In 2007 the House of Lords made a call for evidence, as part of their investigation into privacy  entitled “The Impact of Surveillance and Data Collection upon the Privacy of Citizens and their Relationship with the State several different bodies and individuals provided their expertise. One of these was the Royal Academy of Engineering.

The Royal Academy of Engineering conclusions, submitted in June 2007, where similar, though more muted, to those of others who submitted evidence (e.g GeneWatch)

The report made several statements that the balance of privacy and surveillance of the state is swinging in favor of the state. They found that CCTV can not be avoided, that “optional systems” like Oyster cards, which track peoples movements around London, were not optional, and that there was no clear line between beneficial surveillance and constitutionally improper surveillance.

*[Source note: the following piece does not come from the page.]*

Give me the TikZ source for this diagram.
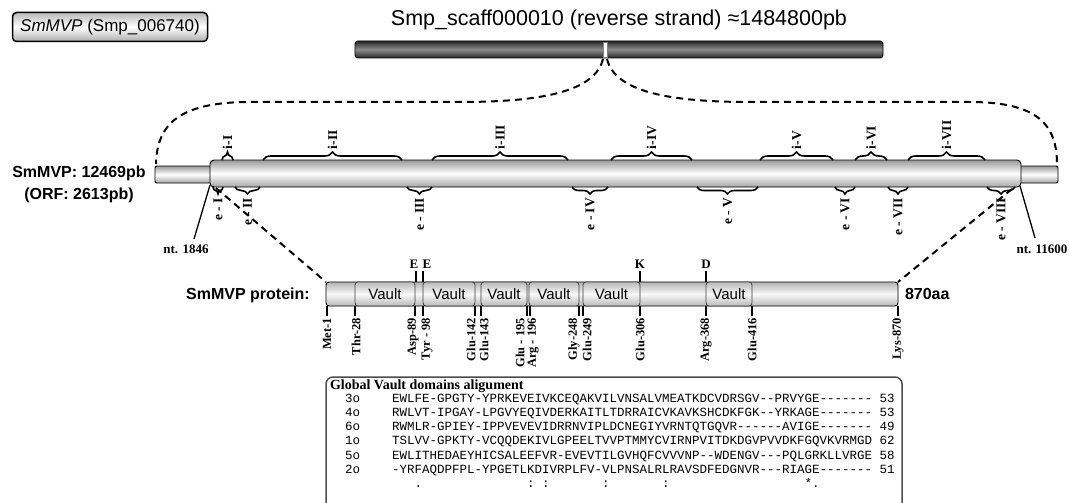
\documentclass[tikz,border=0pt]{standalone}
\usepackage{fontspec}
\setmainfont{Liberation Sans}
\setmonofont{Liberation Mono}
\newfontfamily\serifb{Liberation Serif}
\usetikzlibrary{decorations.pathreplacing}
\begin{document}
\begin{tikzpicture}[x=1pt,y=-1pt,
  every node/.style={inner sep=0pt, outer sep=0pt},
  hdrbox/.style={draw=black, line width=1.5pt, rounded corners=4pt, top color=gray!55, bottom color=gray!65, middle color=white, minimum width=195pt, minimum height=29pt},
  darkbar/.style={draw=black, line width=0.9pt, top color=black!85, bottom color=black!85, middle color=black!45},
  cyl/.style={draw=black, line width=0.9pt, top color=gray!80, bottom color=gray!70, middle color=white},
  pbar/.style={draw=black, line width=0.9pt, top color=gray!60, bottom color=gray!55, middle color=gray!5},
  vaultbox/.style={draw=black!75, line width=0.8pt, rounded corners=3pt, top color=gray!55, bottom color=gray!55, middle color=gray!5, font=\fontsize{15}{18}\selectfont},
  dashline/.style={line width=2pt, dash pattern=on 7pt off 5pt},
  ibrace/.style={decorate, decoration={brace, amplitude=8pt}, line width=1.6pt},
  ebrace/.style={decorate, decoration={brace, amplitude=7pt, mirror}, line width=1.6pt},
  rlab/.style={font=\serifb\bfseries\fontsize{13.5}{15}\selectfont, rotate=90},
  plab/.style={font=\serifb\bfseries\fontsize{12.5}{14}\selectfont, rotate=90},
  ntlab/.style={font=\serifb\bfseries\fontsize{13}{15}\selectfont},
  biglab/.style={font=\bfseries\fontsize{16}{19}\selectfont},
  seqfont/.style={font=\ttfamily\fontsize{12.5}{14}\selectfont},
  tick/.style={line width=1.3pt}
]
\useasboundingbox (0,0) rectangle (1069,503);
\clip (0,0) rectangle (1069,503);

% header box and title
\node[hdrbox] (hdr) at (110,27) {\fontsize{17}{20}\selectfont\textit{SmMVP} (Smp\_006740)};
\node[font=\fontsize{21.5}{25}\selectfont] (title) at (619,20) {Smp\_scaff000010 (reverse strand) ≈1484800pb};

% scaffold bar
\node[darkbar, rounded corners=3pt, minimum width=528pt, minimum height=17pt] (scaf) at (619,49.5) {};
\node[fill=white, draw=gray, line width=0.5pt, minimum width=4pt, minimum height=15pt] (mark) at (605,49.5) {};
\coordinate (mL) at (603,59);
\coordinate (mR) at (607,59);

% gene
\node[cyl, rounded corners=2pt, minimum width=903pt, minimum height=17pt] (gene) at (606.5,174.5) {};
\node[cyl, rounded corners=4pt, minimum width=811pt, minimum height=27pt] (orf) at (615.5,173.5) {};
\coordinate (geneL) at (156,164);
\coordinate (geneR) at (1057,164);

\draw[dashline] (mL) .. controls (595,92) and (540,102) .. (460,102) -- (250,102) .. controls (178,102) and (157,125) .. (geneL);
\draw[dashline] (mR) .. controls (615,92) and (670,102) .. (750,102) -- (970,102) .. controls (1038,102) and (1057,125) .. (geneR);

\node[biglab] (glab) at (79,173) {SmMVP: 12469pb};
\node[biglab] (orflab) at (79,195) {(ORF: 2613pb)};

% intron braces
\foreach \xa/\xb/\t [count=\k] in {222/233/I, 263/402/II, 432/568/III, 611/692/IV, 760/833/V, 855/887/VI, 908/985/VII} {
  \draw[ibrace] (\xa,160) -- (\xb,160);
  \node[rlab, anchor=west] (intron\k) at ({(\xa+\xb)/2},149) {i-\t};
}
% exon braces
\foreach \xa/\xb/\t [count=\k] in {213/223/I, 235/260/II, 407/432/III, 572/608/IV, 697/758/V, 835/855/VI, 888/908/VII, 987/1015/VIII} {
  \draw[ebrace] (\xa,187) -- (\xb,187);
  \node[rlab, anchor=east] (exon\k) at ({(\xa+\xb)/2},198) {e - \t};
}

% nt markers
\coordinate (ntAs) at (210,185);
\coordinate (ntAe) at (194,239);
\node[ntlab] (ntA) at (186,249) {nt. 1846};
\draw[line width=1.3pt] (ntAs) -- (ntAe);
\coordinate (ntBs) at (1020,186);
\coordinate (ntBe) at (1035,238);
\node[ntlab] (ntB) at (1042,249) {nt. 11600};
\draw[line width=1.3pt] (ntBs) -- (ntBe);

% protein
\node[pbar, rounded corners=3pt, minimum width=572pt, minimum height=24pt] (prot) at (612,294) {};
\coordinate (gL) at (216,188);
\coordinate (gR) at (1012,189);
\draw[dashline] (gL) -- (prot.north west);
\draw[dashline] (gR) -- (prot.north east);

\foreach \xa/\xb [count=\k] in {355/415, 423/475, 481/527, 529/579, 583/640, 706/752} {
  \pgfmathsetmacro\w{\xb-\xa}
  \node[vaultbox, minimum width=\w pt, minimum height=24pt] (vault\k) at ({(\xa+\xb)/2},294) {Vault};
}

\node[biglab] (plab) at (248,295) {SmMVP protein:};
\node[biglab, anchor=west] (aa) at (905,294) {870aa};

% ticks below protein
\foreach \tx/\lx/\t [count=\k] in {327/327/Met-1, 355/356/Thr-28, 415/413/Asp-89, 423/427/Tyr - 98, 475/471/Glu-142, 481/484/Glu-143, 527/520/Glu - 195, 530/533/Arg - 196, 579/574/Gly-248, 583/587/Glu-249, 640/640/Glu-306, 706/706/Arg-368, 752/752/Glu-416, 898/898/Lys-870} {
  \draw[tick] (\tx,306) -- (\tx,316);
  \node[plab, anchor=east] (res\k) at (\lx,318) {\t};
}
% ticks above protein
\foreach \tx/\lx/\t [count=\k] in {416/414/E, 423/427/E, 640/640/K, 706/706/D} {
  \draw[tick] (\tx,282) -- (\tx,271);
  \node[ntlab, anchor=base] (mut\k) at (\lx,268) {\t};
}

% alignment box
\node[draw=gray!60!black, line width=1.5pt, rounded corners=7pt, minimum width=576pt, minimum height=160pt, anchor=north west] (abox) at (326,377) {};
\node[font=\serifb\bfseries\fontsize{14}{16}\selectfont, anchor=base west] (ahead) at (330,389.5) {Global Vault domains aligument};

\foreach \lab/\seq/\n/\yy [count=\k] in {
  3o/EWLFE-GPGTY-YPRKEVEIVKCEQAKVILVNSALVMEATKDCVDRSGV--PRVYGE-------/53/402.5,
  4o/RWLVT-IPGAY-LPGVYEQIVDERKAITLTDRRAICVKAVKSHCDKFGK--YRKAGE-------/53/416.5,
  6o/RWMLR-GPIEY-IPPVEVEVIDRRNVIPLDCNEGIYVRNTQTGQVR------AVIGE-------/49/430.5,
  1o/TSLVV-GPKTY-VCQQDEKIVLGPEELTVVPTMMYCVIRNPVITDKDGVPVVDKFGQVKVRMGD/62/444.5,
  5o/EWLITHEDAEYHICSALEEFVR-EVEVTILGVHQFCVVVNP--WDENGV---PQLGRKLLVRGE/58/459,
  2o/-YRFAQDPFPL-YPGETLKDIVRPLFV-VLPNSALRLRAVSDFEDGNVR---RIAGE-------/51/473} {
  \node[seqfont, anchor=base west] (rl\k) at (345,\yy) {\lab};
  \node[seqfont, anchor=base west] (seq\k) at (392,\yy) {\seq\ \n};
}
\foreach \c/\m [count=\k] in {3/., 18/:, 20/:, 28/:, 36/:, 55/*, 56/.} {
  \node[seqfont, anchor=base] (cons\k) at ({392+(\c+0.5)*7.5},487) {\m};
}
\end{tikzpicture}
\end{document}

Highlights from the report include:

  • The rise of camera surveillance probably has the greatest impact as individuals in public spaces cannot refuse consent for the recording of their image…..The increase in such surveillance means that the ‘big brother’ State becomes more than just a cliché. Authorities are watching citizens for increasing proportions of their daily lives and citizens have no power to reject such surveillance.
  • In the private sector, schemes like the Oyster travel card …..involve collection of data about individuals… people would miss out significantly on benefits and convenience if they refuse them or use them anonymously. These technologies …effectively collect data about peoples’ journeys …by stealth.
  • The existence and use of the National DNA Databases (NDNAD) raises significant questions regarding the rights of those on it. DNA profiles can be used to identify family relationships or to predict susceptibility to disease. ..An individual should have the right to withhold their DNA if there is no specific need for it in the investigation/prevention of crime.

This report, like the others submitted to the House of Lords Select Committee, showed that  UK government is on a direct path to have all the apparatus in place for a police state – even if that was not what they intend.